Neben Mittermeier haben Sie für die Vorbereitung von Zeuge jede Menge Experten um sich gescharrt. Fühlen Sie sich, wie einst Franz Beckenbauer, mehr als Team-Manager, denn als Trainer?
Jürgen Brähmer: Ich bezeichne mich gern als „Mutter der Kompanie". Von früh morgens um 7.00 Uhr bis 22.00 Uhr abends arbeite ich am Projekt „Weltmeister Zeuge". Ich organisiere ja nicht nur das Training, sondern nehme ja selbst aktiv daran teil. Es ist für mich eine Herzensangelegenheit, dass Tyron am 16. Juli siegt. Ich sage aber auch, dass ich diese Last so in Zukunft nicht mehr tragen kann. Doch darüber machen wir uns nach dem Kampf Gedanken.
Tyron Zeuge kann jüngster deutscher Profi-Weltmeister werden. Merken Sie ihm oder dem Team einen besonderen Druck an? Verspüren Sie gar selbst Druck?
Jürgen Brähmer: Überhaupt nicht! Als Athlet stehst du immer unter dem Druck des Gewinnens. Das ist also nichts Neues – weder für ihn noch für mich! Ich denke, dass wir dafür alles getan haben. In allen Bereichen wurden neue Reize gesetzt. Wir haben so abwechslungsreich trainiert, wie ich es selbst noch nicht erleben konnte. Und das Wichtigste, Spaß bei der Arbeit zu haben, ist dabei nicht auf der Strecke geblieben.
In welchen Punkten hat sich Zeuge zuletzt denn speziell weiterentwickelt?
Jürgen Brähmer: Besonders in Sachen Beweglichkeit und Schlagauswahl hat der Junge gewaltig zugelegt. Ob er dazu die nötige Kaltschnäuzigkeit hat, unsere Strategie umzusetzen, wird erst der Kampf gegen De Carolis zeigen.
Wie stark sehen Sie denn den WBA-Weltmeister im Super-Mittelgewicht?
Jürgen Brähmer: Das ist ein starker und erfahrener Mann, der mit allen Wassern gewaschen ist. Ihm den Schneid im Duell „Mann gegen Mann" abzukaufen, wird für Tyron der Schlüssel zum Sieg sein. Gegen Feigenbutz hat man ja sehen können, was für ein Fuchs dieser De Carolis ist.
Um das zu üben, standen Sie kürzlich auch mal mit Zeuge im Ring, da ein Trainingspartner ausfiel. Wer war da eigentlich der Stärkere?

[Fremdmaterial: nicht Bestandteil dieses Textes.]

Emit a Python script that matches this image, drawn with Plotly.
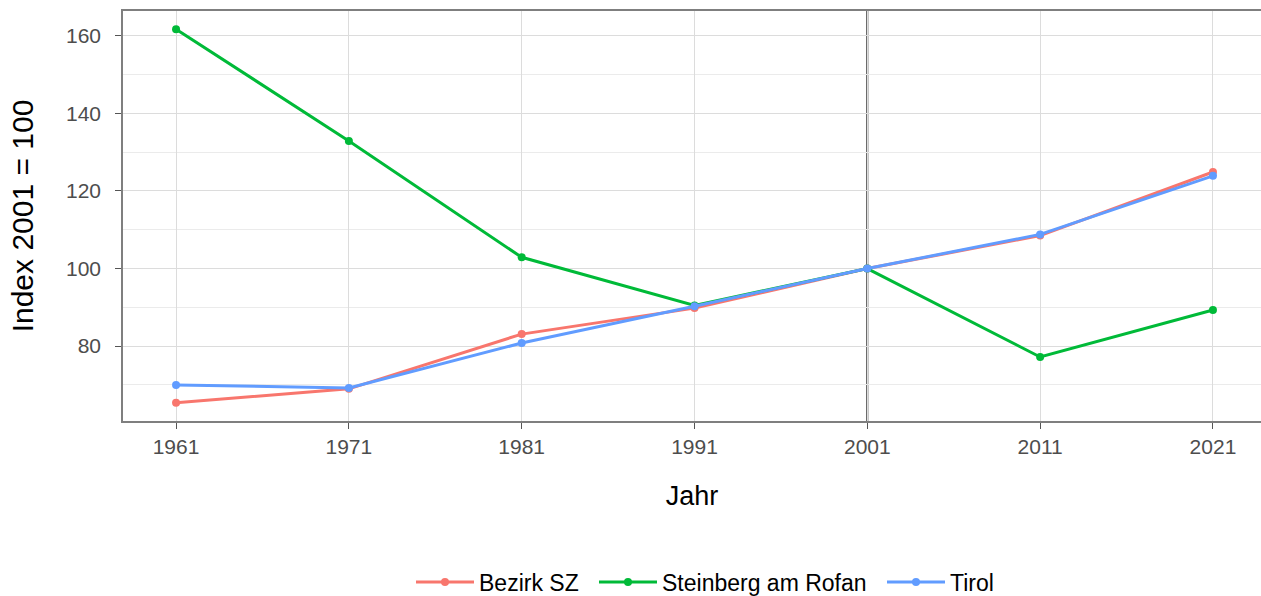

Jürgen Brähmer: Im Sparring geht es nicht darum, wer besser oder schlechter ist. Da passt zum Beispiel der Vergleich mit einem Testspiel im Fußball gut – Abläufe werden einstudiert, Fehler aufgedeckt und abgestellt. Deutschland besiegte Italien Anfang des Jahres problemlos 4:1, doch bei der EM kam man nur nach Elfmeterschießen weiter. Im Endeffekt zählt eben die Leistung im Wettkampf!
Das ist die perfekte Überleitung zur finalen Frage: bleibt der Italiener De Carolis am 16. Juli ein deutscher Angstgegner oder nicht?
Jürgen Brähmer: Für mich waren italienische Boxer nie Angstgegner – ich habe sie alle klar geschlagen. Ich hoffe, dass sich Tyron an mir ein Beispiel nimmt und sich dann den WM-Titel holt. So ein Zitterspiel, wie zuletzt beim Fußball, muss es aber nicht sein.